My Ambition, My Mistake

Besides vocal technique, artistry, pedagogy, emergency aid, speech & presentation, vocal rehab, hearing & listening, bodywork, stress & performance and media training, one of my endeavours is to always work on ‘self-connection’, a determining issue in the arts (in life) ! 

I’ve met quite a number of vocalists who focused on what others did, tried to sound like others, act like others, look like others, but often without knowing very well who they were themselves. It’s also a phenomenon of the era we live in, as our western society likes to teach people to focus on what’s outside, not on what’s inside.

Of course we all imitate sounds of others when we start singing, allowing us to learn to understand what we hear and feel, how to reproduce it in order to develop our own sound and finally develop our vocal signature and artistic identity. 

However, we deal with different kind of stuff when someone has a identity issue. 

Wrong

I coached a vocalist and teacher for quite some time.
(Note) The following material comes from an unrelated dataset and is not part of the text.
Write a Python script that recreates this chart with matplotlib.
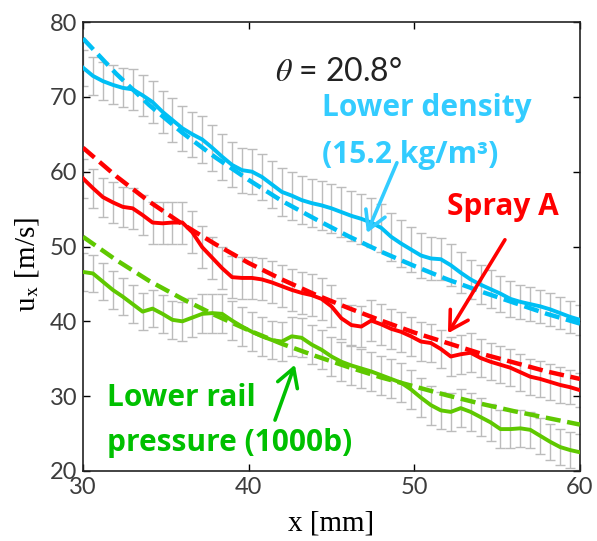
import matplotlib
matplotlib.use('Agg')
import matplotlib.pyplot as plt
import numpy as np

# measurement positions [mm]
x_meas = [30.0, 30.6, 31.2, 31.8, 32.4, 33.0, 33.6, 34.2, 34.8, 35.4,
          36.0, 36.6, 37.2, 37.8, 38.4, 39.0, 39.6, 40.2, 40.8, 41.4,
          42.0, 42.6, 43.2, 43.8, 44.4, 45.0, 45.6, 46.2, 46.8, 47.4,
          48.0, 48.6, 49.2, 49.8, 50.4, 51.0, 51.6, 52.2, 52.8, 53.4,
          54.0, 54.6, 55.2, 55.8, 56.4, 57.0, 57.6, 58.2, 58.8, 59.4, 60.0]

# measured axial velocity [m/s]
u_density = [73.9, 72.8, 72.1, 71.6, 71.2, 71.0, 70.2, 69.3, 68.0, 66.9,
             65.8, 65.0, 64.3, 63.2, 62.0, 60.9, 60.2, 60.0, 59.3, 58.3,
             57.3, 56.8, 56.2, 55.8, 55.5, 55.1, 54.6, 54.1, 53.7, 53.2,
             52.5, 51.3, 50.4, 49.6, 48.8, 48.4, 48.3, 47.5, 46.5, 45.6,
             44.9, 44.3, 43.7, 43.0, 42.6, 42.3, 42.0, 41.6, 41.1, 40.6, 40.2]
u_spray_a = [59.1, 57.8, 56.6, 55.9, 55.3, 55.1, 54.2, 53.2, 53.1, 53.2,
             53.2, 51.9, 49.9, 48.5, 47.1, 45.9, 45.8, 45.8, 45.6, 45.2,
             44.7, 44.2, 43.8, 43.5, 43.0, 42.0, 40.4, 39.5, 39.3, 40.1,
             39.6, 39.0, 38.6, 38.0, 37.3, 37.1, 36.3, 35.3, 35.6, 35.8,
             35.1, 34.6, 34.2, 33.8, 33.2, 32.6, 32.3, 31.9, 31.5, 31.2, 30.8]
u_rail = [46.6, 46.4, 45.3, 44.2, 43.3, 42.3, 41.3, 41.7, 41.0, 40.2,
          40.0, 40.5, 41.0, 41.1, 41.0, 40.1, 39.3, 38.6, 38.0, 37.5,
          37.3, 38.0, 37.8, 36.9, 36.2, 35.3, 34.6, 34.1, 33.7, 33.3,
          32.8, 32.3, 31.8, 30.9, 29.8, 28.8, 28.1, 27.9, 28.4, 27.9,
          27.2, 26.5, 25.6, 25.6, 25.7, 25.5, 24.7, 23.9, 23.2, 22.8, 22.5]

# error bar half-widths [m/s]
err_density = [2.4, 2.5, 2.5, 2.6, 2.6, 2.7, 2.7, 2.8, 2.8, 2.9,
               3.0, 3.0, 3.1, 3.1, 3.1, 3.0, 3.0, 3.0, 3.1, 3.1,
               3.2, 3.2, 3.2, 3.2, 3.3, 3.3, 3.3, 3.3, 3.3, 3.3,
               3.2, 3.2, 3.1, 3.0, 3.0, 2.9, 2.8, 2.8, 2.7, 2.6,
               2.6, 2.5, 2.4, 2.4, 2.3, 2.3, 2.2, 2.2, 2.1, 2.1, 2.0]
err_spray_a = [2.6, 2.6, 2.6, 2.7, 2.7, 2.7, 2.7, 2.8, 2.8, 2.8,
               2.8, 2.8, 2.8, 2.8, 2.8, 2.8, 2.8, 2.8, 2.8, 2.8,
               2.8, 2.8, 2.8, 2.8, 2.8, 2.8, 2.7, 2.7, 2.7, 2.7,
               2.7, 2.7, 2.7, 2.6, 2.6, 2.6, 2.6, 2.6, 2.6, 2.6,
               2.5, 2.5, 2.5, 2.5, 2.5, 2.4, 2.4, 2.4, 2.4, 2.3, 2.3]
err_rail = [2.5, 2.5, 2.5, 2.5, 2.5, 2.5, 2.5, 2.5, 2.5, 2.5,
            2.6, 2.6, 2.6, 2.6, 2.6, 2.6, 2.6, 2.6, 2.6, 2.6,
            2.6, 2.6, 2.6, 2.6, 2.6, 2.6, 2.6, 2.6, 2.6, 2.6,
            2.6, 2.6, 2.6, 2.6, 2.6, 2.6, 2.5, 2.5, 2.5, 2.5,
            2.5, 2.5, 2.5, 2.5, 2.5, 2.4, 2.4, 2.4, 2.4, 2.4, 2.4]

# fitted curves (dashed)
x_fit = [30, 32, 34, 36, 38, 40, 42, 44, 46, 48, 50, 52, 54, 56, 58, 60]
fit_density = [77.8, 73.1, 68.9, 65.2, 61.9, 58.9, 56.1, 53.7, 51.4, 49.3,
               47.4, 45.6, 44.0, 42.5, 41.0, 39.7]
fit_spray_a = [63.2, 59.4, 56.0, 53.0, 50.3, 47.8, 45.6, 43.6, 41.8, 40.1,
               38.5, 37.1, 35.7, 34.5, 33.3, 32.3]
fit_rail = [51.3, 48.2, 45.4, 43.0, 40.8, 38.8, 37.0, 35.4, 33.9, 32.5,
            31.3, 30.1, 29.0, 28.0, 27.1, 26.2]

c_density = '#00BFF5'
c_spray = '#FF0000'
c_rail = '#5FC800'
c_density_txt = '#33CCFF'
c_rail_txt = '#00C000'

plt.rcParams['mathtext.fontset'] = 'stix'

fig = plt.figure(figsize=(5.97, 5.41), dpi=100)
ax = fig.add_axes([0.139, 0.1294, 0.8325, 0.8299])

for u, e in [(u_density, err_density), (u_spray_a, err_spray_a), (u_rail, err_rail)]:
    ax.errorbar(x_meas, u, yerr=e, fmt='none', ecolor='#bcbcbc', elinewidth=1.0,
                capsize=3.8, capthick=1.0, zorder=1)

for u, c in [(u_density, c_density), (u_spray_a, c_spray), (u_rail, c_rail)]:
    ax.plot(x_meas, u, color=c, lw=2.8, zorder=3)

for f, c in [(fit_density, c_density), (fit_spray_a, c_spray), (fit_rail, c_rail)]:
    ax.plot(x_fit, f, color=c, lw=3.2, dashes=(3.4, 1.5), zorder=3)

ax.set_xlim(30, 60)
ax.set_ylim(20, 80)
ax.set_xticks([30, 40, 50, 60])
ax.set_yticks([20, 30, 40, 50, 60, 70, 80])
ax.tick_params(direction='in', top=True, right=True, length=5, width=1,
               labelsize=17, labelcolor='#3c3c3c', pad=4)
for lab in ax.get_xticklabels() + ax.get_yticklabels():
    lab.set_family('Lato')
for s in ax.spines.values():
    s.set_color('#222222')
    s.set_linewidth(1.2)

ax.set_xlabel('x [mm]', fontsize=21, family='Liberation Serif', va='center')
ax.xaxis.set_label_coords(0.5, -0.118)
ax.set_ylabel(r'u$_\mathrm{x}$ [m/s]', fontsize=21, family='Liberation Serif', va='center')
ax.yaxis.set_label_coords(-0.113, 0.46)

# annotations
ax.text(41.6, 73.3, r'$\theta$ = 20.8°', fontsize=23, family='Lato', color='#222222',
        va='center', ha='left')
ax.text(44.4, 68.5, 'Lower density', fontsize=21.5, family='Open Sans', weight='bold',
        color=c_density_txt, va='center', ha='left')
ax.text(44.4, 62.2, '(15.2 kg/m³)', fontsize=21.5, family='Open Sans', weight='bold',
        color=c_density_txt, va='center', ha='left')
ax.text(52.0, 55.3, 'Spray A', fontsize=21.5, family='Open Sans', weight='bold',
        color=c_spray, va='center', ha='left')
ax.text(31.45, 29.75, 'Lower rail', fontsize=21.5, family='Open Sans', weight='bold',
        color=c_rail_txt, va='center', ha='left')
ax.text(31.45, 23.7, 'pressure (1000b)', fontsize=21.5, family='Open Sans', weight='bold',
        color=c_rail_txt, va='center', ha='left')

arrow = '->,head_length=1.3,head_width=0.75'
ax.annotate('', xy=(47.14, 51.8), xytext=(48.95, 61.2),
            arrowprops=dict(arrowstyle=arrow, lw=2.6, color=c_density_txt, shrinkA=0, shrinkB=0), zorder=5)
ax.annotate('', xy=(52.03, 38.4), xytext=(55.47, 50.9),
            arrowprops=dict(arrowstyle=arrow, lw=2.6, color=c_spray, shrinkA=0, shrinkB=0), zorder=5)
ax.annotate('', xy=(42.79, 34.2), xytext=(41.59, 26.8),
            arrowprops=dict(arrowstyle=arrow, lw=2.6, color=c_rail_txt, shrinkA=0, shrinkB=0), zorder=5)

fig.savefig('out.png', dpi=100)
Many things happened in that learning curve, including things we would interpret as positive: a technical breakthrough, a different emotion, approach or awareness, but also maybe something that may not even have been there. As teachers/coaches we like to think we understand someone, got to know someone, to sometimes realise … we were wrong !

At some point the behaviour of my student started to change, to finally find myself facing a reflection of my work on a website that wasn’t mine. My thoughts and my way of expression myself had been copied without any request for authorisation, nor credit mention. You might as well call that copyright infringement, or theft ! 

As someone with a healthy connection to him- or herself is aware of his or her self-worth and wouldn’t even consider acting this way, I realised there was a problem. I gently but firmly urged the student to take down my work and develop her own content. Without success. 

Edge

I recalled the student’s tendency to increasingly seek a trial of strength in our encounters and in the ones with others (colleague-vocalists, sound engineers etc). Simultaneously I started to receive feedback (she had started teaching some people I had passed on) saying she was unable to adopt a listening attitude, often didn’t have a clue and sometimes was on the edge of being obnoxious. 

There was no way I could accept this situation any longer. Bearing in mind the above and knowing a discussion wouldn’t make much of a difference, I preferred to cease the collaboration. An online harassment campaign reared its ugly head (website hacked with its social media feed crippled by spam), which made me decide to completely cut ties.

So the big question here was ‘where did it go wrong’, or rather ‘where did I as a coach/teacher go wrong ?’ Probably after I’d been assuming something that had not really been there. My ambition, my mistake ! 

Flattering

It shows the importance of separating our own ambition as teachers/coaches from the student’s ambition. There are traps in a teacher-student relationship, and the art is to be aware of them and juggle your way around them. It’s tempting to accept responsibility for a student’s development, as it’s flattering and make us look good. 

However, pedagogically spoken, it’s wrong. We are meant to coach or teach, not save or direct people. Let the student decide where he or she wants to go, otherwise he/she is being kept in a depending role, which is counterproductive and can even become tricky when dealing with fragile personalities.